Welcome! and Community as a Topic


TEA NIGHT is simultaneously a continuation of the meetings that a few of us held a couple years ago to discuss philosophical ideas and a resurrection of Dave's attempt to get us talking about the books we are reading.  For now I will ask a different person each month to post an introduction to a topic and a brief rundown of the books on their mind.  Then we will all comment.  This can be our own NPR This American Life, our own Wall Street Journal editorial, our own digestion of life together.  I hope that through this we can 1) continue to connect with each other, 2) broaden and develop each other's and our own reading and thoughts, and 3) leave a permanent account of how we are maturing.


So I'll begin this week with something on my mind.  Traveling seems to clip a person's opportunity to form community, but at the same time travelers invigorate the communities they pass through like bees pollenating flowers.  Is it worth it?  Allison and I are hoping to spend our lives in as many places as God will take us, but coming off our year in China, what we want most is community.  I wonder if we have wilted, I in Boston where I made few deep connections, and she in China.  China for me was even worse because I again made deep connections like I did in college but had to severe them almost immediately.  We plan to stay in Portland for three years so that we can feel established, make and benefit from some good nurturing friendships, and recharge before leaving again for a year long trip.  Will three years be long enough?  Will it end up being just even more painful than leaving China or Harding was?

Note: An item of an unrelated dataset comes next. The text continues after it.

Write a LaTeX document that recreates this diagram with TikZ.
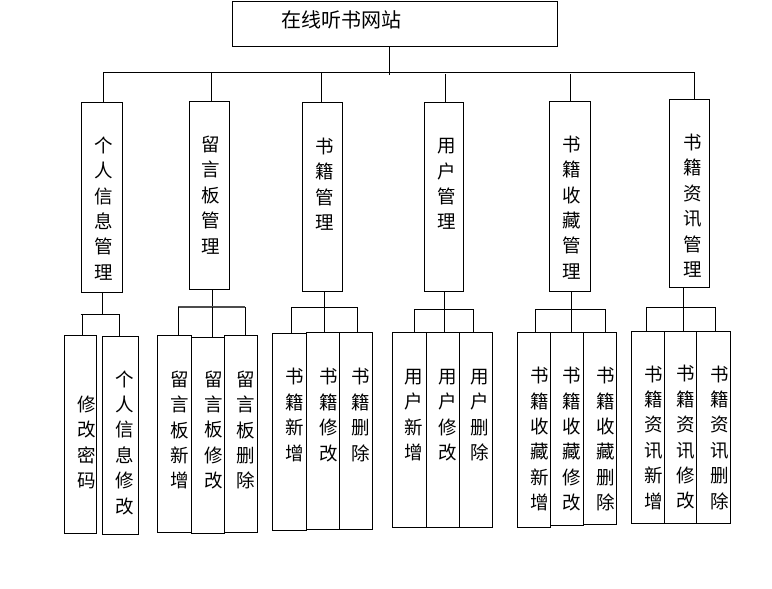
\documentclass[tikz,border=0pt]{standalone}
\usepackage{fontspec}
\newfontfamily\cjk{Noto Sans CJK SC}
\begin{document}
\begin{tikzpicture}[x=1pt,y=-1pt,
  box/.style={draw, line width=1pt, inner sep=0pt, anchor=north west},
  vtext/.style={align=center, inner sep=0pt, font=\cjk\fontsize{18.5}{25.4}\selectfont},
  ln/.style={line width=1pt}]
\useasboundingbox (0,0) rectangle (772,589);
\newcommand\bx[5]{\node[box, minimum width={(#4-#2)*1pt}, minimum height={(#5-#3)*1pt}] (#1) at (#2,#3) {};}
% root
\bx{root}{232}{1}{557}{46}
\node[inner sep=0pt, font=\cjk\fontsize{20}{22}\selectfont] (roott) at (341,20) {在线听书网站};
% level 2
\bx{b1}{81.3}{102.3}{122.3}{292.3}
\bx{b2}{189.3}{101.3}{229.3}{289.3}
\bx{b3}{302.3}{102.3}{341.7}{291.3}
\bx{b4}{424.3}{102.3}{463.3}{291.3}
\bx{b5}{549.3}{101.3}{590.3}{291.3}
\bx{b6}{669.3}{99.3}{709.3}{287.3}
\node[vtext] (t1) at (104,208.5) {个\\人\\信\\息\\管\\理};
\node[vtext] (t2) at (210.7,195) {留\\言\\板\\管\\理};
\node[vtext] (t3) at (324.3,184.2) {书\\籍\\管\\理};
\node[vtext] (t4) at (446.7,184.2) {用\\户\\管\\理};
\node[vtext] (t5) at (571.7,207.5) {书\\籍\\收\\藏\\管\\理};
\node[vtext] (t6) at (692.3,205.7) {书\\籍\\资\\讯\\管\\理};
% bus
\coordinate (busL) at (104,72);
\coordinate (busR) at (694,72);
\coordinate (rj) at (389,75);
\draw[ln] (busL) -- (busR);
\draw[ln] (root.south -| rj) -- (rj);
\coordinate (j1) at (103.3,72);
\coordinate (j2) at (211.7,73);
\coordinate (j3) at (321.7,73);
\coordinate (j4) at (445.7,74);
\coordinate (j5) at (570.7,74);
\coordinate (j6) at (694.3,72);
\foreach \i in {1,...,6}{\draw[ln] (j\i) -- (j\i |- b\i.north);}
% leaves
\bx{l1}{64.3}{335}{95.7}{533.3}
\bx{l2}{102.3}{335.7}{138.3}{534.3}
\bx{l3}{157.3}{335}{190.7}{532.3}
\bx{l4}{190.7}{336.7}{224}{533.3}
\bx{l5}{224}{335}{257.3}{531.7}
\bx{l6}{272.3}{333.3}{305.7}{530}
\bx{l7}{305.7}{332.3}{339.3}{529}
\bx{l8}{339.3}{332.3}{372.3}{529}
\bx{l9}{391.7}{332.3}{425.7}{527.3}
\bx{l10}{425.7}{332.3}{458.7}{527.3}
\bx{l11}{458.7}{332.3}{491.7}{527.3}
\bx{l12}{516.7}{332.3}{549.7}{526.7}
\bx{l13}{549.7}{332.3}{583.3}{525}
\bx{l14}{583.3}{332.3}{616.3}{524.3}
\bx{l15}{630.7}{330.7}{664.3}{523.3}
\bx{l16}{664.3}{330.7}{696.3}{523.3}
\bx{l17}{696.3}{330.7}{729.7}{523.3}
\node[vtext] (s1) at (86.7,442.5) {修\\改\\密\\码};
\node[vtext] (s2) at (125,442.5) {个\\人\\信\\息\\修\\改};
\node[vtext] (s3) at (179.3,430) {留\\言\\板\\新\\增};
\node[vtext] (s4) at (213.3,430) {留\\言\\板\\修\\改};
\node[vtext] (s5) at (246,430) {留\\言\\板\\删\\除};
\node[vtext] (s6) at (295,415) {书\\籍\\新\\增};
\node[vtext] (s7) at (328.3,415) {书\\籍\\修\\改};
\node[vtext] (s8) at (361,415) {书\\籍\\删\\除};
\node[vtext] (s9) at (413.3,415) {用\\户\\新\\增};
\node[vtext] (s10) at (447.3,415) {用\\户\\修\\改};
\node[vtext] (s11) at (479.3,415) {用\\户\\删\\除};
\node[vtext] (s12) at (539.3,439.2) {书\\籍\\收\\藏\\新\\增};
\node[vtext] (s13) at (571.7,439.2) {书\\籍\\收\\藏\\修\\改};
\node[vtext] (s14) at (606,439.2) {书\\籍\\收\\藏\\删\\除};
\node[vtext] (s15) at (653.3,437.5) {书\\籍\\资\\讯\\新\\增};
\node[vtext] (s16) at (686,437.5) {书\\籍\\资\\讯\\修\\改};
\node[vtext] (s17) at (719.3,437.5) {书\\籍\\资\\讯\\删\\除};
% group 1
\coordinate (g1) at (102.3,314);
\draw[ln] (b1.south -| g1) -- (g1);
\draw[ln] (80.7,314) coordinate (g1a) -- (119.3,314) coordinate (g1b);
\draw[ln] (82.3,314) coordinate (d1) -- (d1 |- l1.north);
\draw[ln] (g1b) -- (g1b |- l2.north);
% group 2
\coordinate (g2) at (212.3,307);
\draw[ln] (b2.south -| g2) -- (g2);
\draw[line width=1.5pt, gray!60!black] (178.3,307) coordinate (d3) -- (245,307) coordinate (d5);
\draw[ln] (d3) -- (d3 |- l3.north);
\draw[ln] (g2) -- (g2 |- l4.north);
\draw[ln] (d5) -- (d5 |- l5.north);
% group 3
\coordinate (g3) at (324.3,307.3);
\draw[ln] (b3.south -| g3) -- (g3);
\draw[ln] (291.7,307.3) coordinate (d6) -- (357.3,307.3) coordinate (d8);
\draw[ln] (d6) -- (d6 |- l6.north);
\draw[ln] (g3) -- (g3 |- l7.north);
\draw[ln] (d8) -- (d8 |- l8.north);
% group 4
\coordinate (g4) at (444.3,309.3);
\draw[ln] (b4.south -| g4) -- (g4);
\draw[ln] (414.3,309.3) coordinate (d9) -- (473.3,309.3) coordinate (d11);
\draw[ln] (d9) -- (d9 |- l9.north);
\draw[ln] (g4) -- (g4 |- l10.north);
\draw[ln] (d11) -- (d11 |- l11.north);
% group 5
\coordinate (g5) at (571.7,309.3);
\draw[ln] (b5.south -| g5) -- (g5);
\draw[ln] (535,309.3) coordinate (d12) -- (605.7,309.3) coordinate (d14);
\draw[ln] (d12) -- (d12 |- l12.north);
\draw[ln] (g5) -- (g5 |- l13.north);
\draw[ln] (d14) -- (d14 |- l14.north);
% group 6
\coordinate (g6) at (683.3,307.3);
\draw[ln] (b6.south -| g6) -- (g6);
\draw[ln] (646,307.3) coordinate (d15) -- (715,307.3) coordinate (d17);
\draw[ln] (d15) -- (d15 |- l15.north);
\draw[ln] (g6) -- (g6 |- l16.north);
\draw[ln] (d17) -- (d17 |- l17.north);
\end{tikzpicture}
\end{document}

I want to say that what makes community is similarity, but I actually believe it is variety that makes community worth while.  I like the image of bees and flowers.  What I got out of my years at Harding was exposure to what was outside of me: you guys.  I had plenty of exposure to differences in Boston.  What was missing was commitment I suppose.

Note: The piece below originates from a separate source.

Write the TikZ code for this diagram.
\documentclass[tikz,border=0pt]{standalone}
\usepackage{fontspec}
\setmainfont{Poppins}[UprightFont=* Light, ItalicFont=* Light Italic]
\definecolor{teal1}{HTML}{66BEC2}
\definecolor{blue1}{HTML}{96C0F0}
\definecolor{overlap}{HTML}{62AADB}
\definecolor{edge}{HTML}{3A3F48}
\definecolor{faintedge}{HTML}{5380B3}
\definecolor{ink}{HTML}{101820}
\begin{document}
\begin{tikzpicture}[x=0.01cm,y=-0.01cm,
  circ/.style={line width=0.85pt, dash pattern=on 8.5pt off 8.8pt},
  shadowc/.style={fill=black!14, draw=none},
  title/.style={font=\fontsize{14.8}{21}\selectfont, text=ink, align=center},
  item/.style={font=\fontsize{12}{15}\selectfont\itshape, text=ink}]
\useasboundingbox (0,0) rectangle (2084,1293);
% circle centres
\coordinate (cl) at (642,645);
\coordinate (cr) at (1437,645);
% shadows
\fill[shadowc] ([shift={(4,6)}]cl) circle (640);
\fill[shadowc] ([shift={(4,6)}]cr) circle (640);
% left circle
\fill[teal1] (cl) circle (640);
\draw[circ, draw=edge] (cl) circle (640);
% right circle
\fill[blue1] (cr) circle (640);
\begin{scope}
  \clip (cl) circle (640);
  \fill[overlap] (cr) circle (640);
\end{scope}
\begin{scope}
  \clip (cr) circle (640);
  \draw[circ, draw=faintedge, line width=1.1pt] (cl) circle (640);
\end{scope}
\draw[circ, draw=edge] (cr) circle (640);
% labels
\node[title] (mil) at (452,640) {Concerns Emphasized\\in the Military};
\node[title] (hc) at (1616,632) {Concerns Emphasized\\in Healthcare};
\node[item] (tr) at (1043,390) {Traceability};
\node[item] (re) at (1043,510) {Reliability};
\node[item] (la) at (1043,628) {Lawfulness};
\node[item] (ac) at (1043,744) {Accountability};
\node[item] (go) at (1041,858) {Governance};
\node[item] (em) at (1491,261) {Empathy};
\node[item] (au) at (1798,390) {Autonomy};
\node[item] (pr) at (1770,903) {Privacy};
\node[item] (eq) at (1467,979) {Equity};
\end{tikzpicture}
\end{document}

So what makes community, what do we miss by missing community, and what is God's vision for his people and community?  

I think I feel like I SHOULD stay put somewhere and commit to a community and wonder whether I can GET AWAY with traveling my whole life.


As for my reading these days:

Annie Dillard's An American Childhood has impressed me with her usual transformation of the mundane into the extraordinary.  The best part of the book is the fact that she has awakened a deep desire I never had before to see Pittsburgh.  She renders it with such beauty while still showing its crustiness that there is hope for my hometown popping out in my writing too.

W.D. Howells' The Rise of Silas Lapham has bored me and I've pretty much stopped it.  However, it is interesting as an artifact of the growth of the middle class in America.  I never could enjoy Realism until I realized it was an attempt to apply democracy to literature.  These days I am struggling with whether democracy is a Christian idea or not.

Erik Larson's Devil in the White City about the intertwined stories of the architect who built Chicago's 1893 World Fair and the serial killer who preyed on its visitors I listened to on CD as I drove 23 hours from Boston to Arkansas this week.  I was hoping that it would teach some Chicago history, but I knew if that failed, at least its morbidness would hold my attention and it did.